« Cela devrait être à l’État de nourrir son pays, pas à nous »

Personnes sans-abris, chômeurs… les effets de la crise économique impactent toujours la population d’Athènes. Face à cette précarité grandissante, l’association « L’Autre Humain » mobilise ses bénévoles pour distribuer des repas dans la rue.

Il est 10h du matin. Dans le quartier populaire de Keramikos à Athènes, la rue Alexandre semble vide. Partout le calme règne, à l’exception d’un bout de trottoir devant un local situé au numéro 109. À cet endroit, quatre hommes, la trentaine, installent une table en bois et des chaises. Ce sont les bénévoles de l’association “L’Autre Humain”. À l’intérieur du local, leurs deux homologues répartissent la nourriture dans des cagettes en plastique. Pains, croissant, confiture, café… en quelques minutes le petit déjeuner est servi sur la table. Assise sur une chaise, une vieille dame commence à distribuer les vivres à des inconnus qui arrivent. 
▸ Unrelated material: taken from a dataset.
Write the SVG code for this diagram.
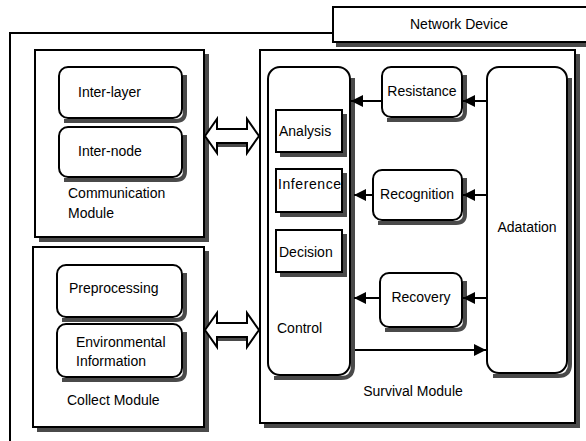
<svg xmlns="http://www.w3.org/2000/svg" width="586" height="441" viewBox="0 0 586 441">
<style>
.box{fill:#fff;stroke:#000;stroke-width:2}
.sh{fill:none;stroke:#4a4a4a;stroke-width:4}
.t{font-family:"Liberation Sans",Arial,sans-serif;font-size:14px;fill:#000}
.c{text-anchor:middle}
.ln{stroke:#000;stroke-width:2;fill:none}
</style>
<defs>
<marker id="ah" viewBox="0 0 10 10" refX="10" refY="5" markerWidth="6" markerHeight="6" orient="auto" markerUnits="strokeWidth">
<path d="M0,0 L10,5 L0,10 z" fill="#000"/>
</marker>
<path id="dbl" d="M0,0 L12,-17 L12,-7 L42,-7 L42,-17 L54,0 L42,17 L42,7 L12,7 L12,17 z"/>
</defs>
<rect width="586" height="441" fill="#fff"/>
<g id="outer">
<path class="ln" d="M10,441 L10,33 L334,33"/>
</g>
<g id="network-device">
<rect class="box" x="333" y="7" width="260" height="35"/>
<polyline class="sh" points="336,45 586,45"/>
<text class="t c" x="459" y="29">Network Device</text>
</g>
<g id="communication-module">
<rect class="box" x="35" y="50" width="169" height="187"/>
<polyline class="sh" points="207,54 207,240 39,240"/>
<text class="t" x="68" y="198">Communication</text>
<text class="t" x="68" y="218">Module</text>
</g>
<g id="inter-layer">
<rect class="box" x="59" y="67" width="123" height="51" rx="9"/>
<path class="sh" d="M185,75 V112 Q185,121 176,121 H64"/>
<text class="t" x="78" y="97">Inter-layer</text>
</g>
<g id="inter-node">
<rect class="box" x="59" y="127" width="123" height="50" rx="9"/>
<path class="sh" d="M185,135 V171 Q185,180 176,180 H64"/>
<text class="t" x="78" y="156">Inter-node</text>
</g>
<g id="collect-module">
<rect class="box" x="33" y="247" width="171" height="180"/>
<polyline class="sh" points="207,251 207,430 37,430"/>
<text class="t" x="67" y="405">Collect Module</text>
</g>
<g id="preprocessing">
<rect class="box" x="57" y="265" width="125" height="52" rx="9"/>
<path class="sh" d="M185,273 V311 Q185,320 176,320 H62"/>
<text class="t" x="69" y="293">Preprocessing</text>
</g>
<g id="environmental-information">
<rect class="box" x="57" y="324" width="125" height="53" rx="9"/>
<path class="sh" d="M185,332 V371 Q185,380 176,380 H62"/>
<text class="t" x="76" y="347">Environmental</text>
<text class="t" x="76" y="366">Information</text>
</g>
<g id="survival-module">
<rect class="box" x="260" y="50" width="315" height="373"/>
<polyline class="sh" points="578,54 578,426 264,426"/>
<text class="t c" x="413" y="396">Survival Module</text>
</g>
<g id="control">
<rect class="box" x="268" y="67" width="82" height="308" rx="12"/>
<path class="sh" d="M353,78 V366 Q353,378 341,378 H274"/>
<text class="t" x="277" y="333">Control</text>
</g>
<g id="analysis">
<rect class="box" x="276" y="110" width="66" height="42"/>
<polyline class="sh" points="345,114 345,155 280,155"/>
<text class="t" x="279" y="136">Analysis</text>
</g>
<g id="inference">
<rect class="box" x="276" y="169" width="66" height="43"/>
<polyline class="sh" points="345,173 345,215 280,215"/>
<text class="t" x="278" y="189" textLength="63">Inference</text>
</g>
<g id="decision">
<rect class="box" x="276" y="230" width="66" height="42"/>
<polyline class="sh" points="345,234 345,275 280,275"/>
<text class="t" x="279" y="257">Decision</text>
</g>
<g id="resistance">
<rect class="box" x="382" y="67" width="80" height="50" rx="9"/>
<path class="sh" d="M465,75 V111 Q465,120 456,120 H387"/>
<text class="t c" x="422" y="96">Resistance</text>
</g>
<g id="recognition">
<rect class="box" x="373" y="170" width="89" height="50" rx="9"/>
<path class="sh" d="M465,178 V214 Q465,223 456,223 H378"/>
<text class="t c" x="417" y="199">Recognition</text>
</g>
<g id="recovery">
<rect class="box" x="380" y="273" width="82" height="54" rx="9"/>
<path class="sh" d="M465,281 V321 Q465,330 456,330 H385"/>
<text class="t c" x="421" y="302">Recovery</text>
</g>
<g id="adatation">
<rect class="box" x="487" y="67" width="80" height="306" rx="12"/>
<path class="sh" d="M570,78 V364 Q570,376 558,376 H493"/>
<text class="t c" x="527" y="232">Adatation</text>
</g>
<g id="connectors">
<line class="ln" x1="487" y1="101" x2="463" y2="101" marker-end="url(#ah)"/>
<line class="ln" x1="382" y1="101" x2="351" y2="101" marker-end="url(#ah)"/>
<line class="ln" x1="487" y1="195" x2="463" y2="195" marker-end="url(#ah)"/>
<line class="ln" x1="373" y1="195" x2="354" y2="195" marker-end="url(#ah)"/>
<line class="ln" x1="487" y1="298" x2="463" y2="298" marker-end="url(#ah)"/>
<line class="ln" x1="380" y1="298" x2="354" y2="298" marker-end="url(#ah)"/>
<line class="ln" x1="355" y1="350" x2="486" y2="350" marker-end="url(#ah)"/>
<polyline class="sh" points="218,145 247,145"/>
<polyline class="sh" points="218,339 247,339"/>
<use href="#dbl" x="205" y="136" fill="#fff" stroke="#000" stroke-width="2"/>
<use href="#dbl" x="205" y="330" fill="#fff" stroke="#000" stroke-width="2"/>
</g>
</svg>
Chaque jour de la semaine, la scène se répète. “Ce que je vois surtout ici, ce sont des gens seuls qui se sentent abandonnés”, témoigne Constantinos. Debout dans son local, cigarette à la main, le fondateur de l’association gratte sa longue barbe blanche d’un air pensif. Le sexagénaire se souvient de la crise économique de 2008 qui a frappé son pays. Suite à cet événement, il décide de créer l’association en 2011. Depuis, “L’Autre Humain” a distribué plus de 18 millions de repas. Actuellement, l’association mène des actions dans dix villes du pays et compte plus de 500 bénévoles. 
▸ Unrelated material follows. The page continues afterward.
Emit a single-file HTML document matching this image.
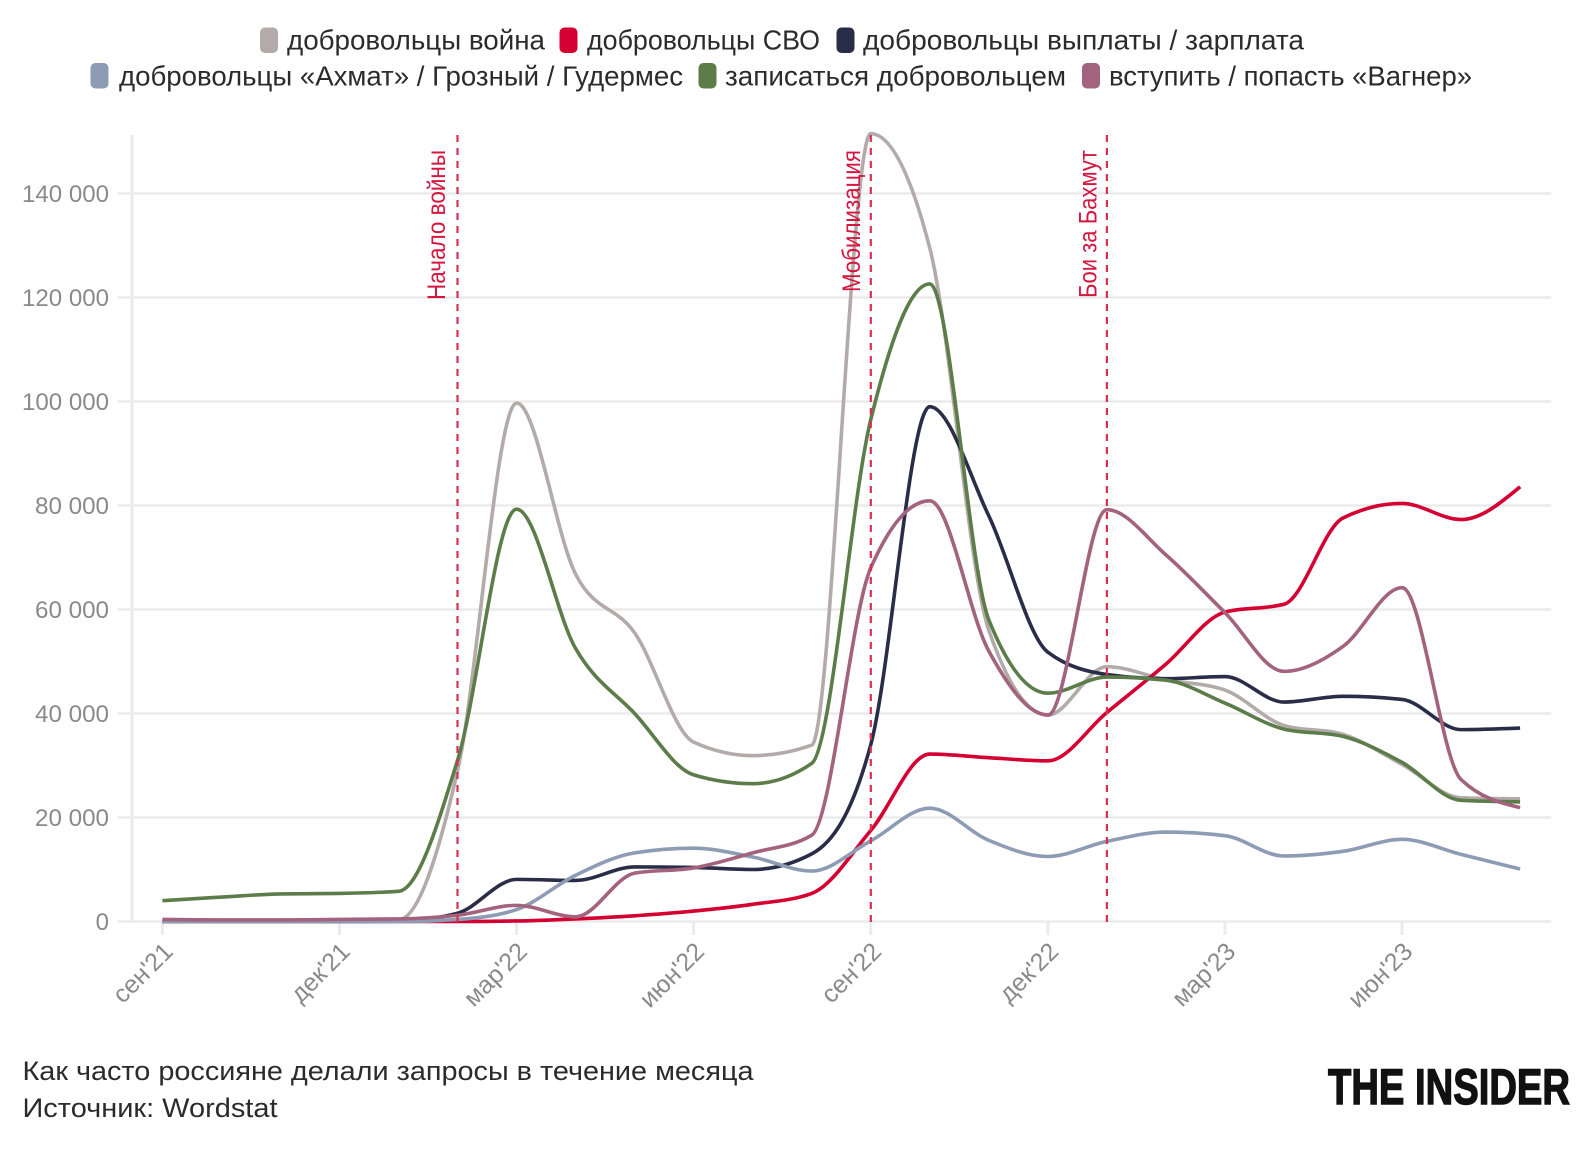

Des bénéficiaires chaque jour plus nombreux 

Addicts à la drogue, personnes sans domicile fixe, retraités, chômeurs … les profils des bénéficiaires des repas sont variés. Louna, trentenaire et brune, vient tous les jours. À ses yeux, ces moment sont importants : “Je dois tellement à cette association. J’ai subi des violences sexuelles, j’ai été cambriolée plusieurs fois et j’ai beaucoup de problèmes de santé. Ici, je peux en parler et je me sens un peu mieux.” Ces moments d’échanges provoquent parfois des disputes. “Ces personnes ont faim. De temps en temps, à cause de la fatigue, ils se disputent entre eux sur le trottoir mais cela reste occasionnel”, explique Constantinos. 
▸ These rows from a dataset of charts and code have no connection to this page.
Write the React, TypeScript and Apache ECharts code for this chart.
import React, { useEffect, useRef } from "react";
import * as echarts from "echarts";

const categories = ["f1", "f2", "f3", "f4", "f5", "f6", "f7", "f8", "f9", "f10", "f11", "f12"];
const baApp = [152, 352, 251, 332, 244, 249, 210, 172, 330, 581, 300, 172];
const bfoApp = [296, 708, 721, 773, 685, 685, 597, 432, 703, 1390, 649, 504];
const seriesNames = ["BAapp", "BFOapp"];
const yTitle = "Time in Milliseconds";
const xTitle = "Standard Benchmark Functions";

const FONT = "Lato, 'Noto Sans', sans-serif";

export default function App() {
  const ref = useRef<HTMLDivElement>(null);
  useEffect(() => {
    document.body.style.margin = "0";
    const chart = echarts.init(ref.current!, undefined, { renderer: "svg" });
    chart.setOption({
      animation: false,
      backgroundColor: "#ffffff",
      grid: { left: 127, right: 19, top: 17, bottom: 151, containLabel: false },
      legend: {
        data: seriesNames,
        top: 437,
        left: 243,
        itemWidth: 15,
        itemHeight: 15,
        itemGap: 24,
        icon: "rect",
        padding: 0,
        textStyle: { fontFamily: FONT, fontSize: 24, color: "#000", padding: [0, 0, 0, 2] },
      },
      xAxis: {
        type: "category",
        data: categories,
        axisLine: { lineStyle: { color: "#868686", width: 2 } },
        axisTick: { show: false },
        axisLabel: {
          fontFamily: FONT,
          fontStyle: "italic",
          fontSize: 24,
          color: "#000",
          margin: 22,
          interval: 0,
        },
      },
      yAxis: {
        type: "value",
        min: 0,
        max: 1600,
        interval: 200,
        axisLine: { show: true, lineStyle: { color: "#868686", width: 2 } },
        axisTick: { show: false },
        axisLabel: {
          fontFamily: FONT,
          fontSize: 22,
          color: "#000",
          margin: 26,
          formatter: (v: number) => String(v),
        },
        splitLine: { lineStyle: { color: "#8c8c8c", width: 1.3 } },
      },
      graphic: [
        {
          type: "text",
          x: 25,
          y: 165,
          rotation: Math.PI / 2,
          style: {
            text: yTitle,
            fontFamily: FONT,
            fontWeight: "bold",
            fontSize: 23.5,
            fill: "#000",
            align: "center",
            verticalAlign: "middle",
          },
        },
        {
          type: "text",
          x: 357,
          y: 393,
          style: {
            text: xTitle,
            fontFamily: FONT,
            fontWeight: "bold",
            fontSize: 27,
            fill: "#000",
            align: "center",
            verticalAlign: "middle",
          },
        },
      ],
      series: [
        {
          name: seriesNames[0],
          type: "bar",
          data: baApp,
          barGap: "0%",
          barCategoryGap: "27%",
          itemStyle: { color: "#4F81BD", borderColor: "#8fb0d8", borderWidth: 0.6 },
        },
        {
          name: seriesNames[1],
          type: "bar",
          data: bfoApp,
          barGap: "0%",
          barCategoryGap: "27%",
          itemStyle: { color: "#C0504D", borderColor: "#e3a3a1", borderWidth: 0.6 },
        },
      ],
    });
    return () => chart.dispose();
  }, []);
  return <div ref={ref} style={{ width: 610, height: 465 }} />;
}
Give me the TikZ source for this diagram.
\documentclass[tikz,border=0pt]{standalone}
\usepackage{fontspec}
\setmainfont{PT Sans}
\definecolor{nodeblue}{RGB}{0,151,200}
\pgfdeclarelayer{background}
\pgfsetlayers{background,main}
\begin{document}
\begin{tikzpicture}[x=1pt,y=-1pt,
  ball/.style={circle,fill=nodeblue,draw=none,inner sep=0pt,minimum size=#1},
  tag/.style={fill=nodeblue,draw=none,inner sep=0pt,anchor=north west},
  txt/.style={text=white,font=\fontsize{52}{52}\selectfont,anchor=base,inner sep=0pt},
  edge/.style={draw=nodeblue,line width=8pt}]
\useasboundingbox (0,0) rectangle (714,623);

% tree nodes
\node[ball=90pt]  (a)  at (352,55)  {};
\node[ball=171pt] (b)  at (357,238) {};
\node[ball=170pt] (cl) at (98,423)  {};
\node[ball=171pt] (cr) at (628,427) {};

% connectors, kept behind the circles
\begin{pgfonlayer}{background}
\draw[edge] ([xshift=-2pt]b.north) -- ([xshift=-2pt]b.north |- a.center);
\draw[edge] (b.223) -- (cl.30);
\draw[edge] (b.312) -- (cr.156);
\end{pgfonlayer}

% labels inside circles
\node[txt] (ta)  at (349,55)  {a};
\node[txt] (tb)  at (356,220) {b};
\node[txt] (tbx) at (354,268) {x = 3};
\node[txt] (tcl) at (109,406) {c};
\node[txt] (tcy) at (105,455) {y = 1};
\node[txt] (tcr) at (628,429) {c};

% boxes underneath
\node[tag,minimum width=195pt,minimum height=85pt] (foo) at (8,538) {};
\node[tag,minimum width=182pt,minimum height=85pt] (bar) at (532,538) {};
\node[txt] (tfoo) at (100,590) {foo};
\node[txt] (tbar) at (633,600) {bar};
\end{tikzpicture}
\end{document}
Ce matin, l’ambiance est chaleureuse. Tartine en main, Yanna semble apaisée. “J’aime venir ici, ces moments me font du bien”, confie-t-elle avec douceur. Pour vivre, la retraitée touche une pension de 500 euros par mois. En plus de ses besoins, elle doit subvenir à ceux de son fils malade. Mira, une vieille dame, se rend également ici quotidiennement. Cette veuve touche une pension de retraite de 300 euros par mois dont 200 euros sont alloués au loyer. “Ce cas est très courant”, explique Vilnys, un volontaire assis sur une chaise. “Parfois il y a des familles plus nombreuses avec encore moins d’argent. Comment s’en sortir dans ces conditions ?!” se désole-il. Ancien journaliste pour l’agence Reuters, il s’est engagé dans l’association en 2011 lorsqu’il couvrait la crise. “Depuis, le nombre de demandeurs de repas n’a fait qu’augmenter et aujourd’hui, nous avons une moyenne de 400 personnes par jour”, précise-t-il. 

Une association pour pallier aux défaillances de l’Etat 

“La situation aujourd’hui est encore pire que depuis le début de la crise économique”, se désole Yanna. La détresse de la retraitée aux courts cheveux roux se traduit dans les chiffres des observateurs : selon l’OCDE, le salaire moyen en Grèce a diminué de 22% depuis le début de la crise. Mais Constantinos s’interroge : “Comment expliquez-vous que notre aide alimentaire soit indispensable ? Cela devrait être à l’État de nourrir son pays, pas à nous”, grogne le fondateur. Dans la poche arrière de son jean, il sort une facture froissée. Le montant indique 5000 euros, cela correspond aux charges du local par mois. “Si nous pouvons agir, c’est grâce aux dons que l’on reçoit des gens avec le bouche-à-oreille. La générosité existe mais l’aide ne vient pas de nos dirigeants” déplore-t-il.